Modern human beings don’t have a great track record for home-keeping (hence my skepticism about our ability to safely modify genes). We’ve plundered the planet seeking metals and fossil fuels to create the industrial societies that have radically changed our impact on climate, land use, and water in the geological microsecond of the last two hundred years.  It shouldn’t be surprising that an increasing number of thoughtful people (especially those with children and grandchildren) are trying to find ways to create a sustainable future against mounting odds (and obstructionist politics).

So, when folks suggest caution in adopting genetically modified organisms, asking that products containing them be labeled, they’re not necessarily tossing science out the window in favor of scary predictions by Luddites and Saboteurs. Some GMO seeds, like Monsanto’s Roundup-resistant corn, allow more significant use of pesticides on corn crops, and I would genuinely like to know if a corn product I’m buying has had a close encounter with glyphosate pesticides like Roundup. Of course, I think there are other reasons to be suspicious about our ability to safely and effectively mess with plant and animal genes in the first place, so I’d just as soon know. All labeling does is to alert me as to whether or not a product has been modified, and if so to allow me to decide whether or not to buy it. I’d be even happier if labels could tell me why the company thought genetic manipulation was necessary in the first place: higher crop yields, higher nutrient values? Maybe. Better pesticide resistance? No.

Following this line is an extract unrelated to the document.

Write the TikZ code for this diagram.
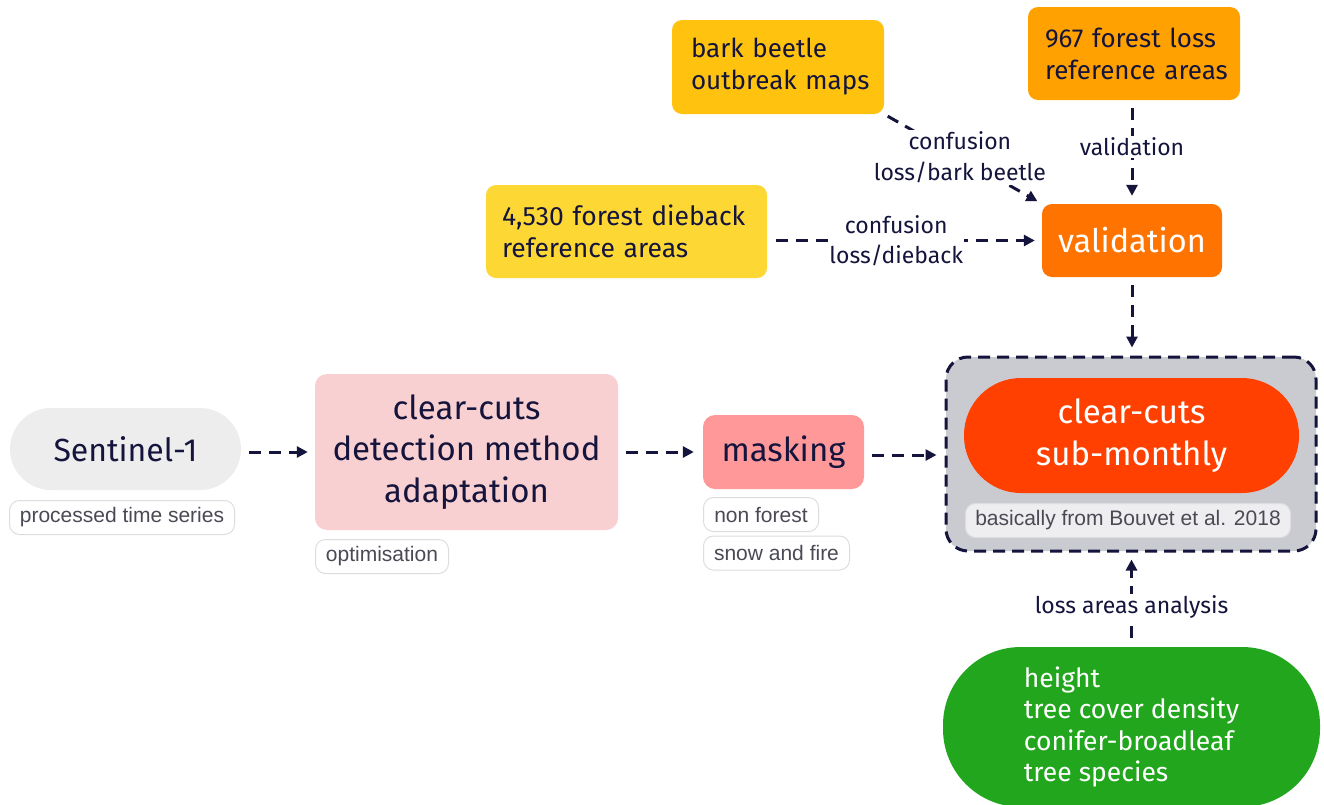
\documentclass[tikz,border=0pt]{standalone}
\usepackage{fontspec}
\setmainfont{Fira Sans}
\newfontfamily\tagfont{Liberation Sans}
\usetikzlibrary{arrows.meta}
\definecolor{navy}{HTML}{14143C}
\definecolor{tagtext}{HTML}{4A4A55}
\definecolor{tagline}{HTML}{DDDDE0}
\definecolor{senfill}{HTML}{EDEDED}
\definecolor{pinkfill}{HTML}{F9D0D1}
\definecolor{maskfill}{HTML}{FF9999}
\definecolor{contfill}{HTML}{C9CBD1}
\definecolor{subfill}{HTML}{FF4000}
\definecolor{bouvfill}{HTML}{EEEEF0}
\definecolor{valfill}{HTML}{FF7400}
\definecolor{lossfill}{HTML}{FFA100}
\definecolor{barkfill}{HTML}{FFC30F}
\definecolor{diefill}{HTML}{FDD835}
\definecolor{greenfill}{HTML}{22A61E}
\tikzset{
  box/.style={inner sep=0pt, text=navy, align=center},
  lbox/.style={inner ysep=0pt, text=navy, align=left},
  tagbox/.style={draw=tagline, line width=1pt, fill=white, rounded corners=10pt,
     inner sep=0pt, minimum height=34pt, text=tagtext, anchor=north west,
     font=\tagfont\fontsize{21}{24}\selectfont},
  arr/.style={draw=navy, line width=3pt, dash pattern=on 12pt off 8pt,
     -{Triangle[length=11pt,width=11pt]}},
  elabel/.style={fill=white, inner sep=2pt, text=navy, align=center,
     font=\fontsize{23}{30}\selectfont}
}
\begin{document}
\begin{tikzpicture}[x=1pt,y=-1pt]
\useasboundingbox[fill=white] (0,0) rectangle (1324,804);

% container
\node[draw=navy, line width=3pt, dash pattern=on 12pt off 7pt, fill=contfill,
  rounded corners=22pt, minimum width=370pt, minimum height=194pt, inner sep=0pt]
  (cont) at (1131,454) {};
\node[box, fill=subfill, text=white, rounded corners=57pt, minimum width=335pt,
  minimum height=115pt, font=\fontsize{33}{42}\selectfont] (sub) at (1131.5,435.5)
  {clear-cuts\\sub-monthly};
\node[tagbox, fill=bouvfill, minimum width=325pt] (bouv) at (965,503) {basically from Bouvet et al. 2018};

% left chain
\node[box, fill=senfill, rounded corners=41pt, minimum width=231pt, minimum height=82pt,
  font=\fontsize{32}{41}\selectfont] (sen) at (125.5,449) {Sentinel-1};
\node[tagbox, minimum width=225pt] (proc) at (9,500) {processed time series};

\node[box, fill=pinkfill, rounded corners=12pt, minimum width=303pt, minimum height=156pt,
  font=\fontsize{33}{41.5}\selectfont] (det) at (466.5,452) {clear-cuts\\detection method\\adaptation};
\node[tagbox, minimum width=133pt] (opt) at (315,539) {optimisation};

\node[box, fill=maskfill, rounded corners=12pt, minimum width=161pt, minimum height=74pt,
  font=\fontsize{33}{41}\selectfont] (mask) at (783.5,452) {masking};
\node[tagbox, minimum width=115pt] (nonf) at (703,497) {non forest};
\node[tagbox, minimum width=146pt] (snow) at (703,535.5) {snow and fire};

% top
\node[box, fill=valfill, text=white, rounded corners=10pt, minimum width=180pt, minimum height=73pt,
  font=\fontsize{32.5}{41}\selectfont] (val) at (1132,240.5) {validation};
\node[lbox, fill=lossfill, rounded corners=10pt, inner xsep=17pt, text width=178pt, minimum height=93pt,
  font=\fontsize{26}{32}\selectfont] (loss) at (1134,53.5) {\mbox{967 forest loss}\\\mbox{reference areas}};
\node[lbox, fill=barkfill, rounded corners=10pt, inner xsep=19pt, text width=174pt, minimum height=94pt,
  font=\fontsize{26}{32}\selectfont] (bark) at (778,67) {\mbox{bark beetle}\\\mbox{outbreak maps}};
\node[lbox, fill=diefill, rounded corners=10pt, inner xsep=16pt, text width=249pt, minimum height=93pt,
  font=\fontsize{26.5}{32}\selectfont] (die) at (626.5,231.5) {\mbox{4,530 forest dieback}\\\mbox{reference areas}};

% bottom
\node[box, fill=greenfill, text=white, rounded corners=78pt, minimum width=377pt, minimum height=160pt,
  align=left, font=\fontsize{26.5}{31.3}\selectfont] (green) at (1131.5,727)
  {height\\tree cover density\\conifer-broadleaf\\tree species};

% connectors
\draw[arr, shorten <=8pt, shorten >=7pt] (sen.east |- det.west) -- (det.west);
\draw[arr, shorten <=8pt, shorten >=9pt] (det.east) -- (mask.west);
\draw[arr, shorten <=8pt, shorten >=8pt] (mask.east) ++(0,3) coordinate (m1) (m1) -- (cont.west |- m1);
\draw[arr, shorten <=8pt, shorten >=8pt] (val.south) -- (val.south |- cont.north);
\draw[arr, shorten <=8pt, shorten >=8pt] (loss.south -| val.north) -- (val.north)
  node[elabel, pos=0.45] {validation};
\draw[arr, shorten <=4pt, shorten >=5pt] (bark.south east) -- (val.north west)
  node[elabel, pos=0.48, font=\fontsize{23}{31}\selectfont] {confusion\\loss/bark beetle};
\draw[arr, shorten <=9pt, shorten >=7pt] (die.east |- val.west) -- (val.west)
  node[elabel, pos=0.47, font=\fontsize{23}{30}\selectfont, inner sep=1pt] {confusion\\loss/dieback};
\draw[arr, shorten <=9pt, shorten >=7pt] (green.north) -- (green.north |- cont.south)
  node[elabel, pos=0.42] {loss areas analysis};
\end{tikzpicture}
\end{document}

Calling this kind of suspicion (or skepticism, actually) “pseudoscience” suggests that all GMOs are fine, pose no potential threat, and that we should just sit back and let Monsanto do what it wants. Associating people who choose organically produced food with people who believe that psychic powers exist or that Intelligent Design is actual science tars legitimate researchers in food ecology  with the brush of the anti-intellectual fringe that’s already gaining more and more political power.

I’m painfully aware that there does exist a kind of war on science being promulgated by those with religious and political beliefs that enable them to ignore the data and the evidence for evolution, climate change, vaccine safety, and other such issues. The anti-intellectual climate in this country is what made me retire when I did, and what makes me so pessimistic about our future. But those who pooh-pooh organic practices or GMO skepticism, dismissing those who question received doctrine as “anti-science,” are committing the same logical errors as the climate change deniers. All we ask is that people look at the evidence. In many cases (as with the FiBL study named above), legitimate scientific data are out there. The notion that we should “ditch organic food” if we “care about the planet” is both smug and ludicrous.

Being pro-science would seem to require an open-minded approach to explanation and experiment. Unless there are substantial data to suggest that organic practices are harmful to the well-being of the planet (to the planetary oikonomos), we should probably embrace anything that feeds us without destroying the ecosystems that provide our sustenance. The kinds of farming and gardening invented in the neolithic (and are thus thousands of years old) may not be able to efficiently feed vast urban populations—but the principles that are embodied in organic food production and other sustainable agricultural systems may help us to avoid the collateral damage inflicted by fossil fuel-based industrial agriculture (and unthinking use of chemicals in home gardens)—some of which (such as endocrine disruption in children) is only now being discovered and studied. Lowering our carbon footprint (both individual and cultural) is an important part of the equation, but so are reducing our reliance on chemicals that kill pollinators and may have long-term, as-yet-undiscovered health consequences.

I'm not asking for political correctness or for tiptoeing around the tender feelings of tree huggers like myself. Tell it like it is, by all means; but be willing to accept the healthy skepticism embodied in sustainability movements so that the damage done by the real anti-science goblins likely to exert their influence in the next four years won’t be irreparable.